The everyday routine of a Filipino family is founded on endurance and survival: surviving the traffic during rush hours, and surviving to make good on their respective jobs; and enduring the heat, the exhaustion, and the every struggle to make ends meet. That is of course unless you are privileged enough to pay someone to do those tasks for you. Yet, even so, life in the Philippines is a game of survival.
In Eduardo Roy Jr.’s Pamilya Ordinaryo, we see people at the very bottom of the food chain, doing what they can to survive. Jane and Aries Ordinaryo (Ronwaldo Martin and Hasmine Kilip) are a teenage couple who have recently given birth to their firstborn, Baby Arjan. They do everything from shoplifting and stealing just to feed the family ‘till fate does its way of getting back when Ertha (Moira Lang), a wolf in sheep’s clothing, takes and kidnaps their son.
Roy succeeds in providing us a gritty and realistic look on sights which we almost actively choose to ignore every time we see them. We have become desensitized to them. Many of the films from our current local indie scene tend to be sprightly, but Pamilya Ordinaryo is downright bleak. It throws mud right at your face, demanding your attention, and giving you no reason not to look without feeling dirty.
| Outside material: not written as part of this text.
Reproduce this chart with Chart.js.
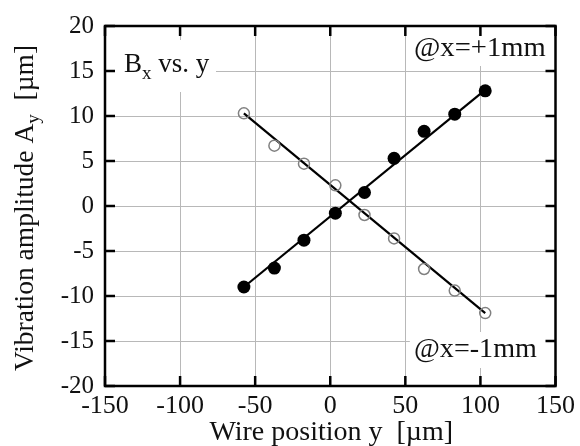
<!DOCTYPE html>
<html>
<head>
<meta charset="utf-8">
<script src="https://cdn.jsdelivr.net/npm/chart.js@4/dist/chart.umd.min.js"></script>
<style>
  html, body { margin: 0; padding: 0; background: #fff; }
  #wrap { width: 580px; height: 446px; }
</style>
</head>
<body>
<div id="wrap"><canvas id="c" width="580" height="446"></canvas></div>
<script>
// ---- data ----
const positions = [-57.5, -37.2, -17.5, 3.4, 22.8, 42.5, 62.5, 82.9, 103.2];   // wire position y [µm]
const ampPlus   = [-9.0, -6.9, -3.8, -0.8, 1.5, 5.3, 8.3, 10.2, 12.8];          // @x=+1mm (filled)
const ampMinus  = [10.3, 6.7, 4.7, 2.3, -1.0, -3.6, -7.0, -9.4, -11.9];         // @x=-1mm (open)
const fitX      = [-57.5, 103.2];
const fitPlus   = [-9.0, 12.9];
const fitMinus  = [10.3, -11.9];
const xTicks    = [-150, -100, -50, 0, 50, 100, 150];
const yTicks    = [-20, -15, -10, -5, 0, 5, 10, 15, 20];

const toPts = (xs, ys) => xs.map((x, i) => ({x: x, y: ys[i]}));
const SERIF = '"Liberation Serif", "DejaVu Serif", serif';

const framePlugin = {
  id: 'frame',
  afterDraw(chart) {
    const ctx = chart.ctx;
    const a = chart.chartArea;
    const xs = chart.scales.x, ys = chart.scales.y;
    ctx.save();

    // annotation boxes (white, hide the grid under the text)
    function note(parts, x, baseline, box) {
      ctx.fillStyle = '#fff';
      ctx.fillRect(box[0], box[1], box[2], box[3]);
      ctx.fillStyle = '#111';
      ctx.textBaseline = 'alphabetic';
      ctx.textAlign = 'left';
      let cx = x;
      for (const p of parts) {
        ctx.font = (p.sub ? '19px ' : '27px ') + SERIF;
        ctx.fillText(p.t, cx, baseline + (p.sub ? 7 : 0));
        cx += ctx.measureText(p.t).width;
      }
    }
    note([{t: 'B'}, {t: 'x', sub: true}, {t: ' vs. y'}], 124, 72, [112, 40, 104, 52]);
    ctx.save(); ctx.translate(414, 56); ctx.scale(1.06, 1);
    note([{t: '@x=+1mm'}], 0, 0, [-4, a.top + 2 - 56, 136, 38]);
    ctx.restore();
    ctx.save(); ctx.translate(414, 357); ctx.scale(1.04, 1);
    note([{t: '@x=-1mm'}], 0, 0, [-4, 332 - 357, 134, 36]);
    ctx.restore();

    // frame
    ctx.strokeStyle = '#000';
    ctx.lineWidth = 2.5;
    ctx.strokeRect(a.left, a.top, a.right - a.left, a.bottom - a.top);

    // inside tick marks on all four sides
    const L = 10;
    ctx.lineWidth = 2.5;
    ctx.beginPath();
    xTicks.forEach(v => {
      const px = xs.getPixelForValue(v);
      ctx.moveTo(px, a.bottom); ctx.lineTo(px, a.bottom - L);
      ctx.moveTo(px, a.top); ctx.lineTo(px, a.top + L);
    });
    yTicks.forEach(v => {
      const py = ys.getPixelForValue(v);
      ctx.moveTo(a.left, py); ctx.lineTo(a.left + L, py);
      ctx.moveTo(a.right, py); ctx.lineTo(a.right - L, py);
    });
    ctx.stroke();

    // axis titles
    ctx.fillStyle = '#111';
    ctx.textBaseline = 'alphabetic';
    // x title
    const xt = 'Wire position y  [\u00b5m]';
    ctx.font = '28px ' + SERIF;
    const xw = ctx.measureText(xt).width;
    ctx.textAlign = 'left';
    ctx.fillText(xt, (a.left + a.right) / 2 - xw / 2 + 1, 440);

    // y title (rotated, with subscript)
    const yParts = [{t: 'Vibration amplitude A'}, {t: 'y', sub: true}, {t: '  [\u00b5m]'}];
    let total = 0;
    yParts.forEach(p => { ctx.font = (p.sub ? '19px ' : '27.5px ') + SERIF; p.w = ctx.measureText(p.t).width; total += p.w; });
    ctx.translate(33, (a.top + a.bottom) / 2 + 2);
    ctx.rotate(-Math.PI / 2);
    let cx = -total / 2;
    yParts.forEach(p => {
      ctx.font = (p.sub ? '19px ' : '27.5px ') + SERIF;
      ctx.fillText(p.t, cx, p.sub ? 6 : 0);
      cx += p.w;
    });
    ctx.restore();
  }
};

new Chart(document.getElementById('c'), {
  type: 'scatter',
  data: {
    datasets: [
      {
        label: '@x=+1mm',
        data: toPts(positions, ampPlus),
        showLine: false,
        pointRadius: 6.5,
        pointBackgroundColor: '#000',
        pointBorderColor: '#000',
        pointBorderWidth: 0
      },
      {
        label: '@x=-1mm',
        data: toPts(positions, ampMinus),
        showLine: false,
        pointRadius: 5.5,
        pointBackgroundColor: 'rgba(255,255,255,0)',
        pointBorderColor: '#808080',
        pointBorderWidth: 1.5
      },
      {
        label: 'fit +1mm',
        data: toPts(fitX, fitPlus),
        showLine: true,
        pointRadius: 0,
        borderColor: '#000',
        borderWidth: 2.2
      },
      {
        label: 'fit -1mm',
        data: toPts(fitX, fitMinus),
        showLine: true,
        pointRadius: 0,
        borderColor: '#000',
        borderWidth: 2.2
      }
    ]
  },
  options: {
    responsive: false,
    animation: false,
    devicePixelRatio: 1,
    layout: { padding: { left: 0, top: 25, right: 22, bottom: 0 } },
    plugins: { legend: { display: false }, tooltip: { enabled: false } },
    scales: {
      x: {
        type: 'linear',
        min: -150, max: 150,
        afterBuildTicks: s => { s.ticks = xTicks.map(v => ({value: v})); },
        afterFit: s => { s.height = 60; },
        grid: { color: '#b8b8b8', lineWidth: 1, drawTicks: false },
        border: { display: false },
        ticks: { color: '#111', padding: 5, maxRotation: 0, autoSkip: false, font: { family: SERIF, size: 26 } }
      },
      y: {
        type: 'linear',
        min: -20, max: 20,
        afterBuildTicks: s => { s.ticks = yTicks.map(v => ({value: v})); },
        afterFit: s => { s.width = 105; },
        grid: { color: '#b8b8b8', lineWidth: 1, drawTicks: false },
        border: { display: false },
        ticks: { color: '#111', padding: 11, autoSkip: false, font: { family: SERIF, size: 25 } }
      }
    }
  },
  plugins: [framePlugin]
});
</script>
</body>
</html>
The “game of survival” for Jane and Aries is no easy task, because it feels like the whole world is their enemy, and that it is up to the audience whether we’re going to root for them or not. The film gives the audience plenty of room to think by showing different scenarios, but in the end, the entirety of the film makes us all want to take a shower after the credits roll.
The highlight of Roy’s direction is building tension through the lens of CCTV cameras. By placing the camera on bird’s-eye view, Roy is giving us a clue that a crime is bound to happen. And by the time it occurs, all you can do is look and move on. Just like people and their tendency to observe, rant and react, without doing proper actions. In the end, we are not aware that exposure without action leads to exploitation, and that aside from being voyeurs, some of us are merely exploiting rather than helping them.
Casting Martin and Kilip as the leads is a stroke of genius, as they are implicitly believable as the modern-day Bonnie & Clyde of the third-world streets. Kilip sinks her teeth into Jane’s inner pathos and strength, making her character steadfast but heartbreaking. Martin, on the other hand, is pitch-perfect from his ragged looks down to his distinctive batang-kalye accent.
Pamilya Ordinaryo may seem a clichéd work by taking the form of “poverty porn” (a term that has become so damaging and elitist) , but the film is less this and more a harsh reminder that poverty still exists in this country and that no matter how many times we choose to ignore it, it will come back and slap us right in the face. Some of us just need to go down from our ivory towers and take a look at what’s really happening below our indulgent, little lives.